Cohen's critical views on Zionism and his seemingly assimilationist agenda have long eclipsed this thinker from the study of modern Jewish thought. His works are, for the most part, unavailable in English. More recently, however, Robert Gibbs's Correlations in Rosenzweig and Levinas, as well as Andrea Poma's work on Cohen have reintroduced his thought as a major influence on Western philosophy in the 20th century.
In my book, I try to recover the authentic voice of the philosopher from the layers of historic prejudice accrued against him since the artfully deceptive introduction to Cohen's Jewish Writings penned by his former student, Franz Rosenzweig. If Steven Schwarzschild were alive, I believe he would have written the seminal work on Cohen in the English language. As it is, and for the time being, the reader will have to make do with my feeble attempt at explaining what Cohen was, and is, all about.

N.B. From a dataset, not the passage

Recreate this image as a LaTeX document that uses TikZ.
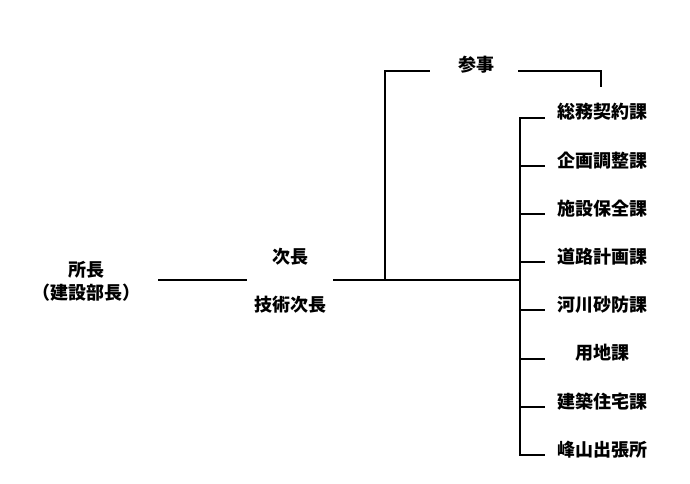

In my view, Cohen attempts to provide a reasoned basis for the confidence that societies (or, rather, the legal fiction of a state) can reform and change themselves toward greater perfection. This would be impossible, however, unless individuals (the fictions-or makings-of actuated selves) can also reform and change. State, society, and other collectives are therefore dependent on the actuality of moral transformations located in the individual. The locus of such transformations is the religion of reason, i.e., religious practice orientated toward the realization of the correlation between God and the individual. In Judaism, the most intimate turning point of this correlation is the purification of the self in the liturgy of the Day of Atonement. This is not to say that Judaism is the only religion of reason, but Cohen is able to turn the entire Western literature on the philosophy of religion on its head by making the despised religion of Judaism the paradigm of a religion aiming at-and in this sense accomplishing-the possibility of constituting truly moral selves.
The weak point of my book, as Marc Delaunay pointed out correctly, is that while dealing with logic, ethics, and religion, I have little to say about Cohen's esthetic philosophy. At a time when esthetics is on the rise once again as a focal point of philosophical discourse and given Cohen's profound insights on this matter, this is an unforgivable shortcoming.